La Banque postale a présenté ce vendredi une étude sur la dette des hôpitaux, pour le compte de la Fédération hospitalière de France (FHF). Cet audit arrive à point nommé pour le président de la FHF, Frédéric Valletoux, qui demande que les conséquences financières de la crise sanitaire, mais aussi « l’impact de l’inflation et de la hausse du point d’indice de 3,5 % » soient pris en compte dans le prochain budget de la Sécurité sociale (2023).
Mais dès cette année, les hôpitaux publics réclament une rallonge budgétaire de deux milliards d'euros pour compenser l'inflation (qui touche l'énergie, l'alimentation, les dispositifs médicaux, mais surtout les travaux) et la hausse du point d'indice des fonctionnaires (depuis le premier juillet).

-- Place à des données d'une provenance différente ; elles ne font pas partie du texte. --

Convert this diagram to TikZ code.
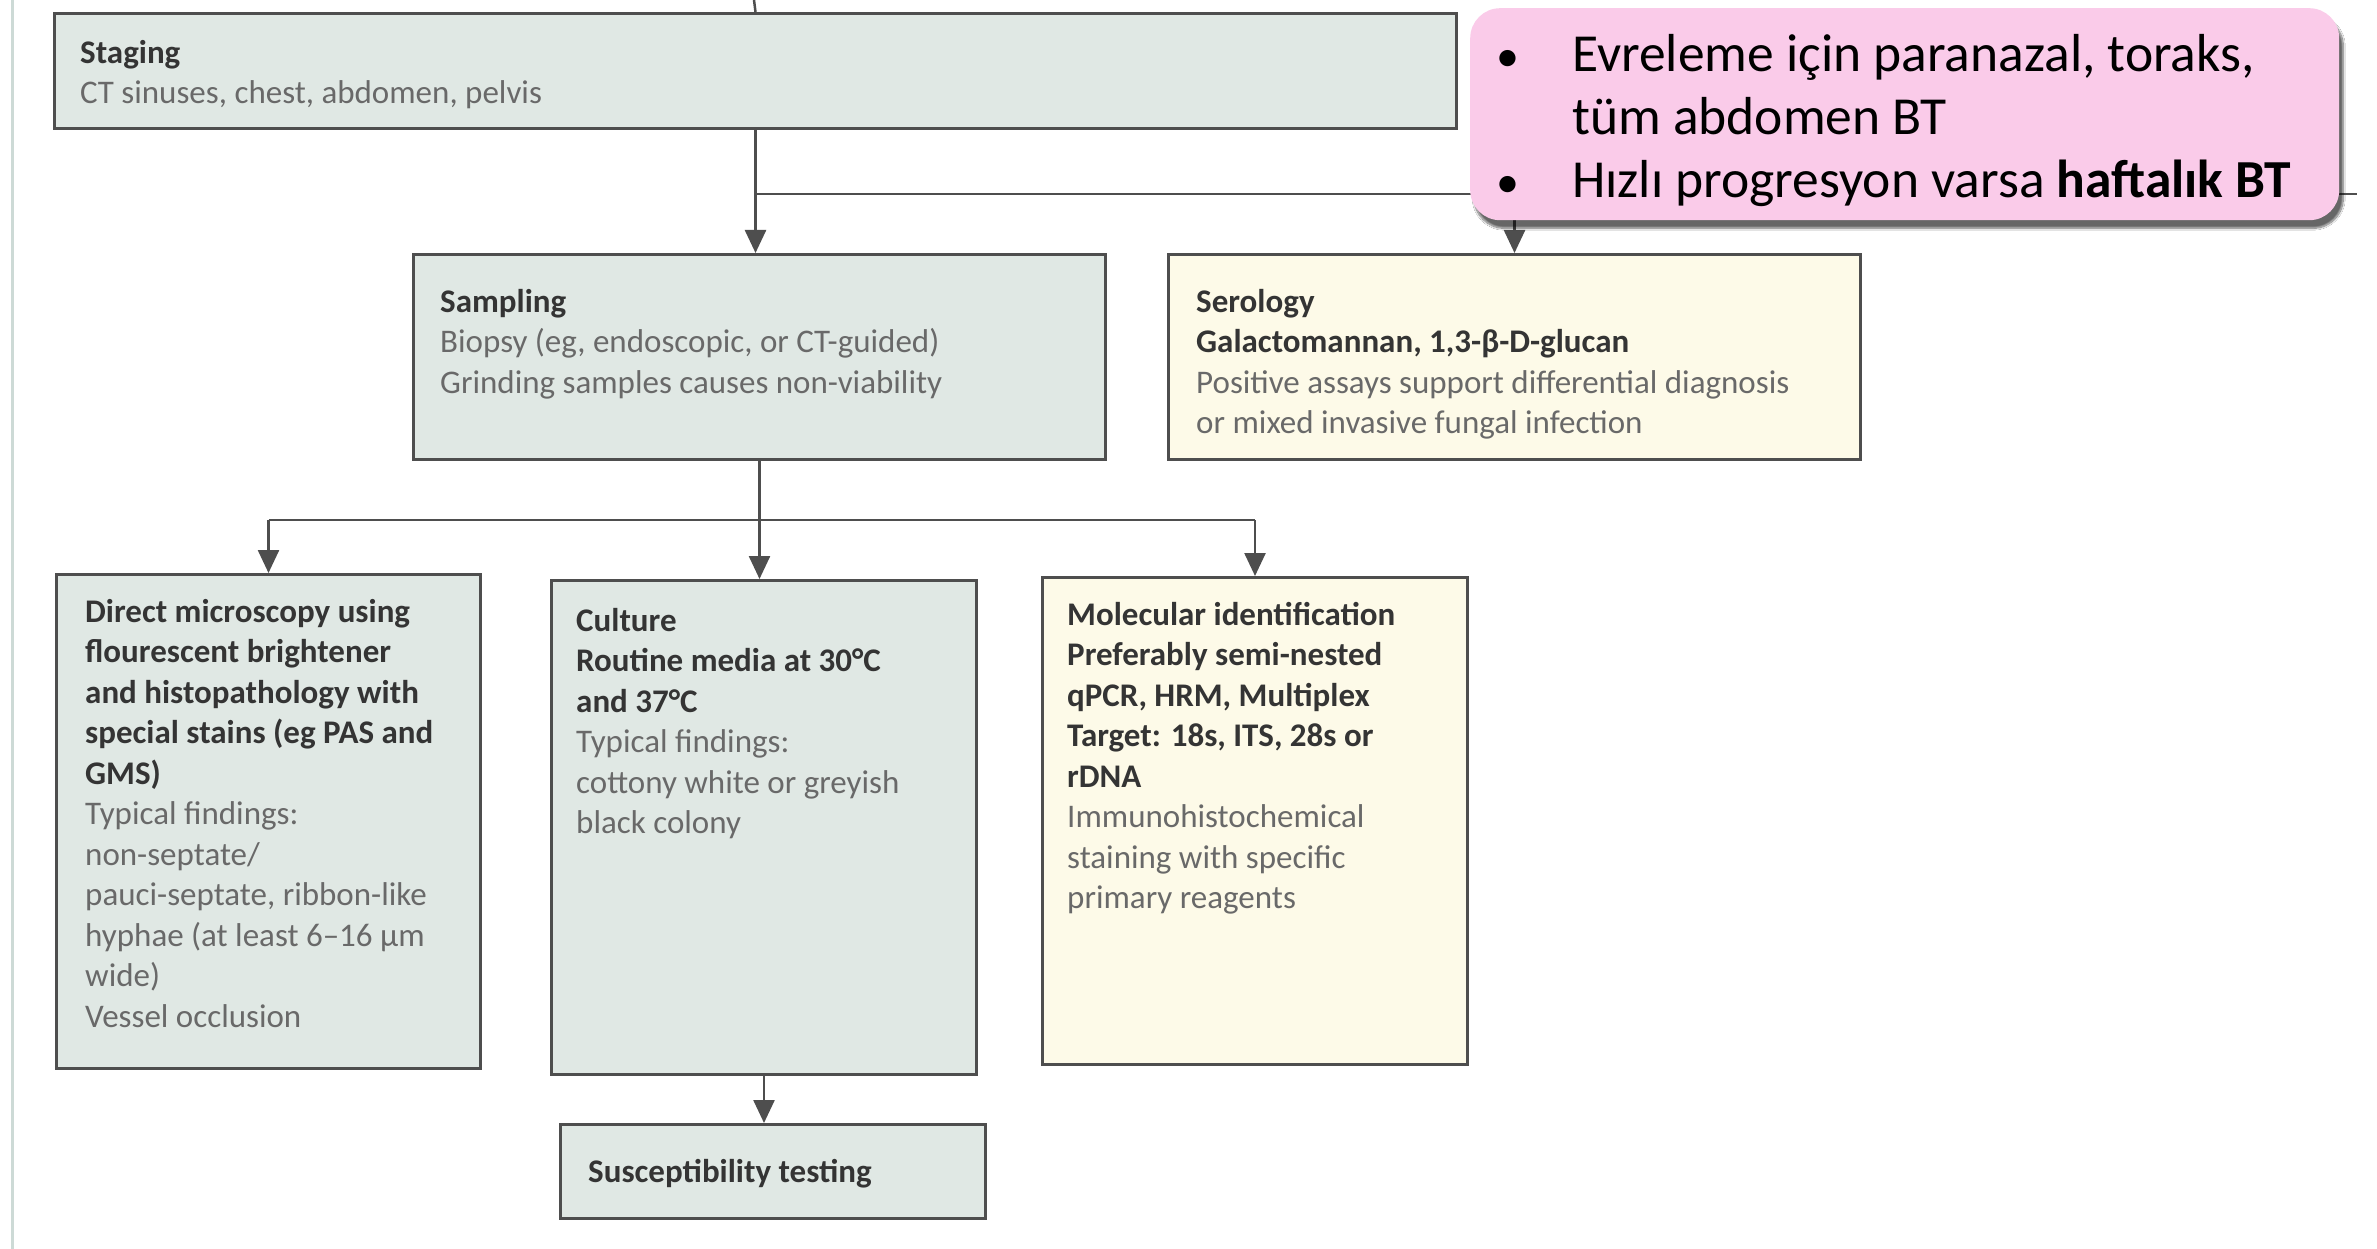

Hôpitaux biberonnés à l'emprunt
L’étude de la Banque postale dresse un bilan du poids de la dette des hôpitaux à fin 2019. C’est à cette date que le gouvernement avait annoncé la promesse d'un soutien massif (à hauteur de 13 milliards d’euros) pour soulager le fardeau de la dette hospitalière. Si on y ajoute les six milliards du plan France relance, c'est une enveloppe proche de 19 milliards qui doit permettre de retrouver sur dix ans des capacités de manœuvre et d'investissement. Un montant à comparer à l’encours de la dette totale des hôpitaux publics (30 milliards d’euros).
Les plans « Hôpital 2007 » et « Hôpital 2012 » avaient certes permis une relance de l’investissement hospitalier. Mais la majorité des aides de l'époque ont pris la forme d'un soutien à l'exploitation (et non à l'investissement), ce qui a généré « une forte incitation à privilégier l’emprunt comme modalité de financement des investissements », analyse Sébastien Villeret, responsable d'études financières à La Banque postale. Ces deux plans ont donc engendré « une forte croissance de l’encours de dette hospitalier entre 2000 et 2012 ».
L'étude a analysé 837 hôpitaux publics sur une période de référence (2017 à 2019) et se concentre sur trois ratios (indépendance financière, taux d’investissement et délai de désendettement). Au total, un tiers des hôpitaux a eu besoin d’une autorisation de l’ARS pour emprunter sur les trois années, tandis que la moitié ne l’a pas fait. Mais cela s’est souvent opéré « aux dépens des investissements qui ont pris la forme d’une variable d’ajustement permettant à l’hôpital de maîtriser le poids de sa dette ».
Si l’on regarde le ratio « taux d’endettement » (rapport entre l’encours de dette et le total des produits), la médiane de 2019 était de 28 %, soit un niveau proche du seuil réglementaire de 30 %, mais dépassé par 48 % des établissements la même année.
Et pour le ratio « délai de désendettement », la médiane se situait autour 8,5 années en 2019. Le seuil réglementaire (10 ans) était dépassé par 45 % des établissements. Un phénomène qui « légitime une approche pluriannuelle pour le désendettement », plaide la Banque postale.
Pas de plan de soutien massif à l’investissement
Pour Cécile Chevance, à la tête du pôle finances de la FHF, cette étude illustre que les établissements publics, confrontés à leur taux d’endettement croissant, ont été contraints de réduire significativement leurs investissements. Or, selon elle, les milliards d’euros injectés dans la foulée du Ségur sont avant tout un plan de reprise partielle de la dette et non pas encore un plan de « soutien massif à l’investissement », comme l’appelait de ses vœux la FHF. Mais, étant donné la situation des établissements, « on n’avait pas d’autre choix », admet-elle.
La FHF a fait des simulations pour mesurer l’impact du plan de relance des investissements Ségur. Sur les dix prochaines années, l'effort d’investissement (en pourcentage des recettes) serait relancé à hauteur de 5,5 %, contre 4 % en 2021, taux le plus bas depuis quinze ans. Un taux néanmoins « très inférieur » au seuil de 7 % fixé par la fédération. Bref, regrette Cécile Chevance, si le plan d’investissement du gouvernement est « à saluer », « il n’apporte pas encore de solution pérenne ».
[Mise à jour, vendredi 19h45] Vendredi soir, la FHF a salué la décision de la Première ministre de prolonger la garantie de financement des établissements jusqu’à la fin de l’année, y voyant un « signe fort, de nature à rassurer les hôpitaux publics ».